As an intergovernmental institutional arrangement, successful FTA negotiations between countries need to be based on stable political mutual trust. However, Sino-Japanese and South Korean-Japanese relations have run into rough weather, because of territorial disputes. This mistrust has become a major roadblock, directly undermining their willingness to continue negotiations.

The Japanese government also lacks the determination to abandon its inefficient protection mechanism over its agricultural producers. Agricultural opening-up is undoubtedly the top challenge for the FTA negotiations. Japan is worried about the impact of cheap agricultural products from China on its market, while the liberalization of agricultural trade is an ace for China and an important bargaining power for non-agricultural product liberalization.

When Japan and South Korea substantially reduce tariffs on agricultural products, China can drastically cut tariffs on non-agricultural products. For China, if Japan does nothing to its tariff barriers on agricultural products and other "sensitive goods", the expansion effect of FTA trade will be very limited.

Japan is also overwhelmed by other FTA negotiations. At present, apart from the China-Japan-ROK FTA negotiations, Japan is also participating in the US-led Trans-Pacific Partnership and the ASEAN-led Regional Comprehensive Economic Partnership. In addition, Japan and the EU's Economic Partnership Agreements negotiations started in April.

Given such a large number of FTA negotiations, the Japanese are making a "multilateral bet", so as not to miss any opportunity to be involved in developing international rules in their national interests.

At the same time, considering the Japan-US military alliance and its need for political counterbalance against China, the Japanese government has prioritized the US-led TPP, because it believes joint participation by Japan and the US can guarantee future prosperity in the Asia-Pacific region and the development of a framework for a new economic order.
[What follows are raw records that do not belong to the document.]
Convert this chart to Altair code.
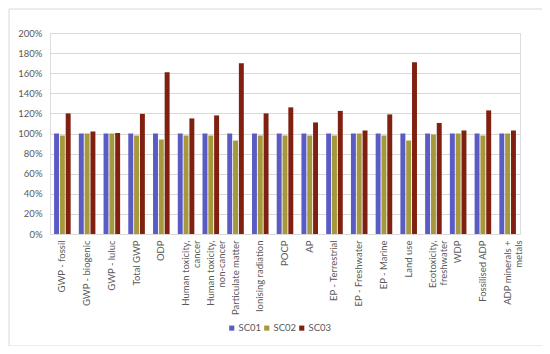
import altair as alt
import pandas as pd

categories = [
    "GWP - fossil", "GWP - biogenic", "GWP - luluc", "Total GWP", "ODP",
    "Human toxicity,\ncancer", "Human toxicity,\nnon-cancer", "Particulate matter",
    "Ionising radiation", "POCP", "AP", "EP - Terrestrial", "EP - Freshwater",
    "EP - Marine", "Land use", "Ecotoxicity,\nfreshwater", "WDP", "Fossilised ADP",
    "ADP minerals +\nmetals",
]
sc01 = [100] * 19
sc02 = [98, 100, 100, 98, 94, 98, 98, 93, 98, 98, 98, 98, 100, 98, 93, 99, 100, 98, 100]
sc03 = [120, 102, 100.5, 119.5, 161, 115, 118, 170, 120, 126, 111, 122.5, 103, 119, 171, 110.5, 103, 123, 103]
series = ["SC01", "SC02", "SC03"]
colors = ["#5B5BC4", "#A6983C", "#7F2010"]

rows = []
for i, c in enumerate(categories):
    for s, vals in zip(series, [sc01, sc02, sc03]):
        rows.append({"cat": c, "series": s, "value": vals[i] / 100})
df = pd.DataFrame(rows)

FONT = "Lato"
LAB = "#595959"

bars = alt.Chart(df).mark_bar().encode(
    x=alt.X("cat:N", sort=categories, title=None,
            scale=alt.Scale(paddingInner=0.33, paddingOuter=0.165),
            axis=alt.Axis(labelAngle=-90, labelAlign="right", labelBaseline="middle",
                          labelExpr="split(datum.label, '\\n')", labelFont=FONT,
                          labelFontSize=9.5, labelColor=LAB, ticks=False, domain=False,
                          labelPadding=6, labelLimit=200, grid=False, labelLineHeight=11)),
    xOffset=alt.XOffset("series:N", sort=series, scale=alt.Scale(paddingInner=0.15)),
    y=alt.Y("value:Q", title=None,
            scale=alt.Scale(domain=[0, 2]),
            axis=alt.Axis(format=".0%", values=[i / 10 for i in range(0, 21, 2)],
                          labelFont=FONT, labelFontSize=9.5, labelColor=LAB,
                          ticks=False, domain=False, gridColor="#D9D9D9",
                          labelPadding=8)),
    color=alt.Color("series:N", sort=series,
                    scale=alt.Scale(domain=series, range=colors),
                    legend=alt.Legend(title=None, orient="none", direction="horizontal",
                                      legendX=177, legendY=290, symbolType="square",
                                      symbolSize=26, labelFont=FONT, labelFontSize=9.5,
                                      labelColor=LAB, columnPadding=0, labelOffset=2,
                                      symbolStrokeWidth=0)),
)

frame = alt.Chart(pd.DataFrame({"a": [0]})).mark_rect(
    fill=None, stroke="#D9D9D9", strokeWidth=1
).encode(x=alt.value(-41), x2=alt.value(495), y=alt.value(-24), y2=alt.value(313))

chart = alt.layer(bars, frame).properties(
    width=470, height=201,
    autosize=alt.AutoSizeParams(type="none"),
    padding={"left": 42, "top": 25, "right": 22, "bottom": 112},
).configure_view(stroke=None).configure(background="white")

chart.save("out.html", embed_options={"renderer": "svg", "actions": False})
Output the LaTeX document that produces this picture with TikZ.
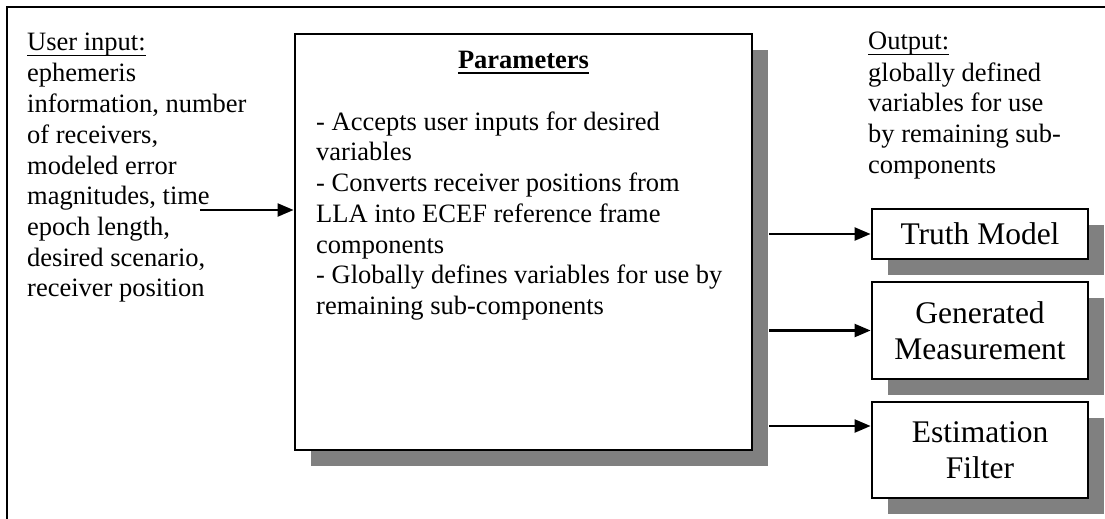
\documentclass[tikz,border=0pt]{standalone}
\usepackage{fontspec}
\setmainfont{Liberation Serif}
\usetikzlibrary{arrows.meta,shadows}
\definecolor{shadowgray}{HTML}{808080}
\newcommand{\bodyfont}{\fontsize{26.5}{30.7}\selectfont}
\newcommand{\boxfont}{\fontsize{31.5}{36}\selectfont}
\newcommand{\topstrut}{\rule{0pt}{20pt}}

\begin{document}
\begin{tikzpicture}[x=1pt,y=-1pt,
  txt/.style={inner sep=0pt, font=\bodyfont, align=left, anchor=north west},
  heading/.style={inner sep=0pt, font=\bodyfont, anchor=base west},
  uline/.style={line width=1.5pt},
  boxed/.style={draw, line width=2.8pt, fill=white,
    drop shadow={shadow xshift=16pt, shadow yshift=-16pt, fill=shadowgray, opacity=1}},
  obox/.style={boxed, minimum width=216pt, font=\boxfont, align=center, inner sep=0pt},
  link/.style={line width=2.2pt, -{Triangle[length=16pt,width=13pt]}},
  frame/.style={line width=2.6pt}]

\useasboundingbox (0,0) rectangle (1105,519);

% outer frame
\draw[frame] (1115,7) -- (7,7) -- (7,530);

% user input column
\node[heading] (uih) at (27,51) {User input:};
\draw[uline] ([yshift=-4.5pt]uih.base west) -- ([yshift=-4.5pt]uih.base east);
\node[txt] (uib) at (27,61.7) {\topstrut ephemeris\\information, number\\of receivers,\\modeled error\\magnitudes, time\\epoch length,\\desired scenario,\\receiver position};

% parameters block
\node[boxed, minimum width=457pt, minimum height=416pt, inner sep=0pt] (par) at (523.5,242) {};
\node[heading, font=\bodyfont\bfseries, anchor=base] (ptitle) at (523.5,68) {Parameters};
\draw[uline] ([yshift=-5pt]ptitle.base west) -- ([yshift=-5pt]ptitle.base east);
\node[txt] (pbody) at (316,110) {\topstrut - Accepts user inputs for desired\\variables\\- Converts receiver positions from\\LLA into ECEF reference frame\\components\\- Globally defines variables for use by\\remaining sub-components};

% output column
\node[heading] (outh) at (868,50) {Output:};
\draw[uline] ([yshift=-4.5pt]outh.base west) -- ([yshift=-4.5pt]outh.base east);
\node[txt] (outb) at (868,61) {\topstrut globally defined\\variables for use\\by remaining sub-\\components};

% sub-components
\node[obox, minimum height=50pt] (tm) at (980,234) {Truth Model};
\node[obox, minimum height=97pt] (gm) at (980,330.5) {Generated\\Measurement};
\node[obox, minimum height=96pt] (ef) at (980,450) {Estimation\\Filter};

% connectors
\coordinate (inp) at (200,210);
\coordinate (pedge) at ([xshift=16pt]par.east);
\coordinate (efin) at ([yshift=24pt]ef.west);
\draw[link] (inp) -- (inp -| par.west);
\draw[link] (pedge |- tm.west) -- (tm.west);
\draw[link] (pedge |- gm.west) -- (gm.west);
\draw[link] (pedge |- efin) -- (efin);
\end{tikzpicture}
\end{document}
It can also become a rule-making foundation for the RCEP and the future Asia-Pacific trade agreement (APEC FTA).

The rapid rise of China has led to an irrational mentality in Japan. After nearly 20 years of economic decline Japan has lost its hegemony in the Asian economy. Its strong sense of superiority is pushing it to an "opposing" stance over China-related issues.
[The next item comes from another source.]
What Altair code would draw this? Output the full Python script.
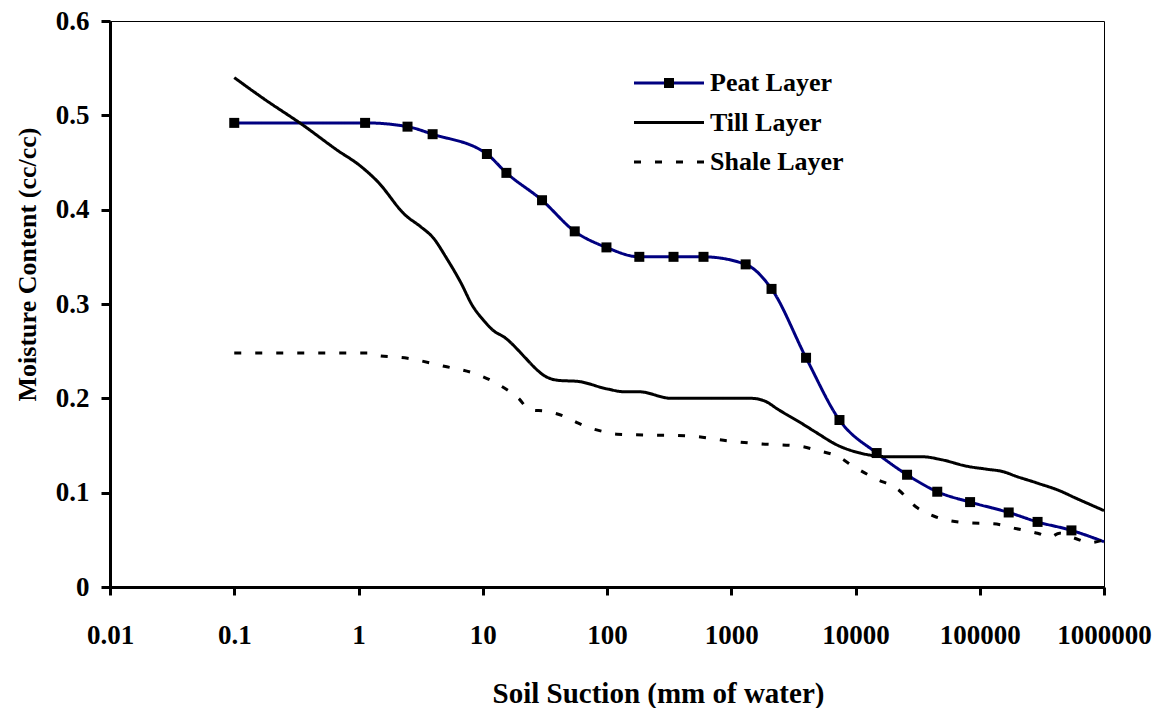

China has actively advocated the FTA negotiations, but the Japanese government is not willing to recognize and accept Chinese dominance in the process. That has undoubtedly become another major obstacle affecting the negotiation process.

Therefore, China and South Korea should build a bilateral FTA first. Japan can join in later. This could be a new breakthrough to creating an FTA.

Since May 2012, China-ROK bilateral FTA negotiations have completed six rounds. South Korean President Park's successful visit to China will, no doubt, have injected new impetus into the previous stalemate in negotiations.